## What to do
Type every record exactly as it appears.

## Records with drawing code
>> BEGIN
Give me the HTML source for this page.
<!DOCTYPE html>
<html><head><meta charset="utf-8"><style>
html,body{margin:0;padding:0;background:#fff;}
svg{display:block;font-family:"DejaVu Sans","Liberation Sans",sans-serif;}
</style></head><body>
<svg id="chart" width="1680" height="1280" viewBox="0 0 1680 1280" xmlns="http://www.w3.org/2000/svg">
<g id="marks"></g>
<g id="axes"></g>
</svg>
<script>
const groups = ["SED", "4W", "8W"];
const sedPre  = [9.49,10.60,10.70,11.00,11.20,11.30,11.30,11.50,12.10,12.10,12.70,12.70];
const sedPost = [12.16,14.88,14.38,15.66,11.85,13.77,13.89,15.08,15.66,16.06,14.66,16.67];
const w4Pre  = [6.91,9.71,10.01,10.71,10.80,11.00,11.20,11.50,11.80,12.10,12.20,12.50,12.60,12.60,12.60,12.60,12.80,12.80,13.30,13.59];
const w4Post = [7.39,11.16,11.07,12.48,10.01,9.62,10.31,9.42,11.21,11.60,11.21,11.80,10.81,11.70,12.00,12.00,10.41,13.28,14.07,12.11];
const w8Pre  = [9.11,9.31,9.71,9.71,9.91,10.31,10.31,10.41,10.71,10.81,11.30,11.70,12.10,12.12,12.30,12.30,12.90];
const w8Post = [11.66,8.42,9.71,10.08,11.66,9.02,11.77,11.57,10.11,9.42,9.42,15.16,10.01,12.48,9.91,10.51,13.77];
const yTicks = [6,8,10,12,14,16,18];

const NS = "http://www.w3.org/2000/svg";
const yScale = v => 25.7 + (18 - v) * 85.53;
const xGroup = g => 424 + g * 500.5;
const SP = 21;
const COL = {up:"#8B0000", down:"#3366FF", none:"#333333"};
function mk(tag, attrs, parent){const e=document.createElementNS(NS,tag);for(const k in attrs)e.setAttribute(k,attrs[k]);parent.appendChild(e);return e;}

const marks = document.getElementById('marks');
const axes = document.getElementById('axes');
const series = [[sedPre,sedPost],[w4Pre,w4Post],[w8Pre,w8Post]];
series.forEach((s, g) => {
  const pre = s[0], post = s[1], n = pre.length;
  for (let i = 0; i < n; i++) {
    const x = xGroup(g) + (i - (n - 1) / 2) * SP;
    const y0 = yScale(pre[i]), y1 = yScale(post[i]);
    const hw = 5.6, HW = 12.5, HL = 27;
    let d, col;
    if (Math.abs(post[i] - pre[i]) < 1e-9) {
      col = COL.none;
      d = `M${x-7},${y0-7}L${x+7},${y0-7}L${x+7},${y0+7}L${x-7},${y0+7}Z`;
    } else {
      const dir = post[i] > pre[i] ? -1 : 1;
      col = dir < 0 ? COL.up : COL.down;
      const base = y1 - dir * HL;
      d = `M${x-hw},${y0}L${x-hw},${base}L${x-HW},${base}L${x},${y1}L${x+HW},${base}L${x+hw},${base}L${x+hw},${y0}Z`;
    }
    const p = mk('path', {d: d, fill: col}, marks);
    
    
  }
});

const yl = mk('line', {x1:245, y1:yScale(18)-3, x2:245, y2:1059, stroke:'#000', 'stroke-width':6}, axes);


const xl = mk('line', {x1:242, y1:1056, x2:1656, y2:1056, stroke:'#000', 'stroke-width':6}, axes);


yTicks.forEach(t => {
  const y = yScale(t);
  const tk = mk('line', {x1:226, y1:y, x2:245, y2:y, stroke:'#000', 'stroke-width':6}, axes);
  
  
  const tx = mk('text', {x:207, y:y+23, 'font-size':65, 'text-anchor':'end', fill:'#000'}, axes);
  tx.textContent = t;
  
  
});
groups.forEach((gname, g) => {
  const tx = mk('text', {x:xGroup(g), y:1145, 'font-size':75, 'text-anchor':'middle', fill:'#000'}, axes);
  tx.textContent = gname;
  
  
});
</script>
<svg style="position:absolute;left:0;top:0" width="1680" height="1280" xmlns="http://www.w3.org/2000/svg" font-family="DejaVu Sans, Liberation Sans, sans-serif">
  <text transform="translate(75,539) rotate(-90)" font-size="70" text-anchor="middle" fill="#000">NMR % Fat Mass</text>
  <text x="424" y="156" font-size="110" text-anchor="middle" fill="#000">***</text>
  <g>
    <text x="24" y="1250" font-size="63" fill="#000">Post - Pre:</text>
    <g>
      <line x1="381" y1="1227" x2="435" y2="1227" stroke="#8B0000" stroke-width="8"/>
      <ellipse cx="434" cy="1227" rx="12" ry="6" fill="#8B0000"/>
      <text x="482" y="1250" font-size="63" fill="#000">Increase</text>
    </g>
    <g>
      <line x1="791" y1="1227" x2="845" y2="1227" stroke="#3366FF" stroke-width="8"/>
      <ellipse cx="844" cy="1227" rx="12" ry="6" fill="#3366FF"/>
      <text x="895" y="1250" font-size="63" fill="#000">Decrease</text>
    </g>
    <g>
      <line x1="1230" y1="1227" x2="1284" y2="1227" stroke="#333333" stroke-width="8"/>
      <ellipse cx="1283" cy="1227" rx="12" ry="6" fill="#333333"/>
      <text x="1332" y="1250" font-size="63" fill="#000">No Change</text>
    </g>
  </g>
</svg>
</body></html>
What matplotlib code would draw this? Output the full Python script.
>> END
## Answer below
Give me the HTML source for this page.
<!DOCTYPE html>
<html><head><meta charset="utf-8"><style>
html,body{margin:0;padding:0;background:#fff;}
svg{display:block;font-family:"DejaVu Sans","Liberation Sans",sans-serif;}
</style></head><body>
<svg id="chart" width="1680" height="1280" viewBox="0 0 1680 1280" xmlns="http://www.w3.org/2000/svg">
<g id="marks"></g>
<g id="axes"></g>
</svg>
<script>
const groups = ["SED", "4W", "8W"];
const sedPre  = [9.49,10.60,10.70,11.00,11.20,11.30,11.30,11.50,12.10,12.10,12.70,12.70];
const sedPost = [12.16,14.88,14.38,15.66,11.85,13.77,13.89,15.08,15.66,16.06,14.66,16.67];
const w4Pre  = [6.91,9.71,10.01,10.71,10.80,11.00,11.20,11.50,11.80,12.10,12.20,12.50,12.60,12.60,12.60,12.60,12.80,12.80,13.30,13.59];
const w4Post = [7.39,11.16,11.07,12.48,10.01,9.62,10.31,9.42,11.21,11.60,11.21,11.80,10.81,11.70,12.00,12.00,10.41,13.28,14.07,12.11];
const w8Pre  = [9.11,9.31,9.71,9.71,9.91,10.31,10.31,10.41,10.71,10.81,11.30,11.70,12.10,12.12,12.30,12.30,12.90];
const w8Post = [11.66,8.42,9.71,10.08,11.66,9.02,11.77,11.57,10.11,9.42,9.42,15.16,10.01,12.48,9.91,10.51,13.77];
const yTicks = [6,8,10,12,14,16,18];

const NS = "http://www.w3.org/2000/svg";
const yScale = v => 25.7 + (18 - v) * 85.53;
const xGroup = g => 424 + g * 500.5;
const SP = 21;
const COL = {up:"#8B0000", down:"#3366FF", none:"#333333"};
function mk(tag, attrs, parent){const e=document.createElementNS(NS,tag);for(const k in attrs)e.setAttribute(k,attrs[k]);parent.appendChild(e);return e;}

const marks = document.getElementById('marks');
const axes = document.getElementById('axes');
const series = [[sedPre,sedPost],[w4Pre,w4Post],[w8Pre,w8Post]];
series.forEach((s, g) => {
  const pre = s[0], post = s[1], n = pre.length;
  for (let i = 0; i < n; i++) {
    const x = xGroup(g) + (i - (n - 1) / 2) * SP;
    const y0 = yScale(pre[i]), y1 = yScale(post[i]);
    const hw = 5.6, HW = 12.5, HL = 27;
    let d, col;
    if (Math.abs(post[i] - pre[i]) < 1e-9) {
      col = COL.none;
      d = `M${x-7},${y0-7}L${x+7},${y0-7}L${x+7},${y0+7}L${x-7},${y0+7}Z`;
    } else {
      const dir = post[i] > pre[i] ? -1 : 1;
      col = dir < 0 ? COL.up : COL.down;
      const base = y1 - dir * HL;
      d = `M${x-hw},${y0}L${x-hw},${base}L${x-HW},${base}L${x},${y1}L${x+HW},${base}L${x+hw},${base}L${x+hw},${y0}Z`;
    }
    const p = mk('path', {d: d, fill: col}, marks);
    
    
  }
});

const yl = mk('line', {x1:245, y1:yScale(18)-3, x2:245, y2:1059, stroke:'#000', 'stroke-width':6}, axes);


const xl = mk('line', {x1:242, y1:1056, x2:1656, y2:1056, stroke:'#000', 'stroke-width':6}, axes);


yTicks.forEach(t => {
  const y = yScale(t);
  const tk = mk('line', {x1:226, y1:y, x2:245, y2:y, stroke:'#000', 'stroke-width':6}, axes);
  
  
  const tx = mk('text', {x:207, y:y+23, 'font-size':65, 'text-anchor':'end', fill:'#000'}, axes);
  tx.textContent = t;
  
  
});
groups.forEach((gname, g) => {
  const tx = mk('text', {x:xGroup(g), y:1145, 'font-size':75, 'text-anchor':'middle', fill:'#000'}, axes);
  tx.textContent = gname;
  
  
});
</script>
<svg style="position:absolute;left:0;top:0" width="1680" height="1280" xmlns="http://www.w3.org/2000/svg" font-family="DejaVu Sans, Liberation Sans, sans-serif">
  <text transform="translate(75,539) rotate(-90)" font-size="70" text-anchor="middle" fill="#000">NMR % Fat Mass</text>
  <text x="424" y="156" font-size="110" text-anchor="middle" fill="#000">***</text>
  <g>
    <text x="24" y="1250" font-size="63" fill="#000">Post - Pre:</text>
    <g>
      <line x1="381" y1="1227" x2="435" y2="1227" stroke="#8B0000" stroke-width="8"/>
      <ellipse cx="434" cy="1227" rx="12" ry="6" fill="#8B0000"/>
      <text x="482" y="1250" font-size="63" fill="#000">Increase</text>
    </g>
    <g>
      <line x1="791" y1="1227" x2="845" y2="1227" stroke="#3366FF" stroke-width="8"/>
      <ellipse cx="844" cy="1227" rx="12" ry="6" fill="#3366FF"/>
      <text x="895" y="1250" font-size="63" fill="#000">Decrease</text>
    </g>
    <g>
      <line x1="1230" y1="1227" x2="1284" y2="1227" stroke="#333333" stroke-width="8"/>
      <ellipse cx="1283" cy="1227" rx="12" ry="6" fill="#333333"/>
      <text x="1332" y="1250" font-size="63" fill="#000">No Change</text>
    </g>
  </g>
</svg>
</body></html>
What matplotlib code would draw this? Output the full Python script.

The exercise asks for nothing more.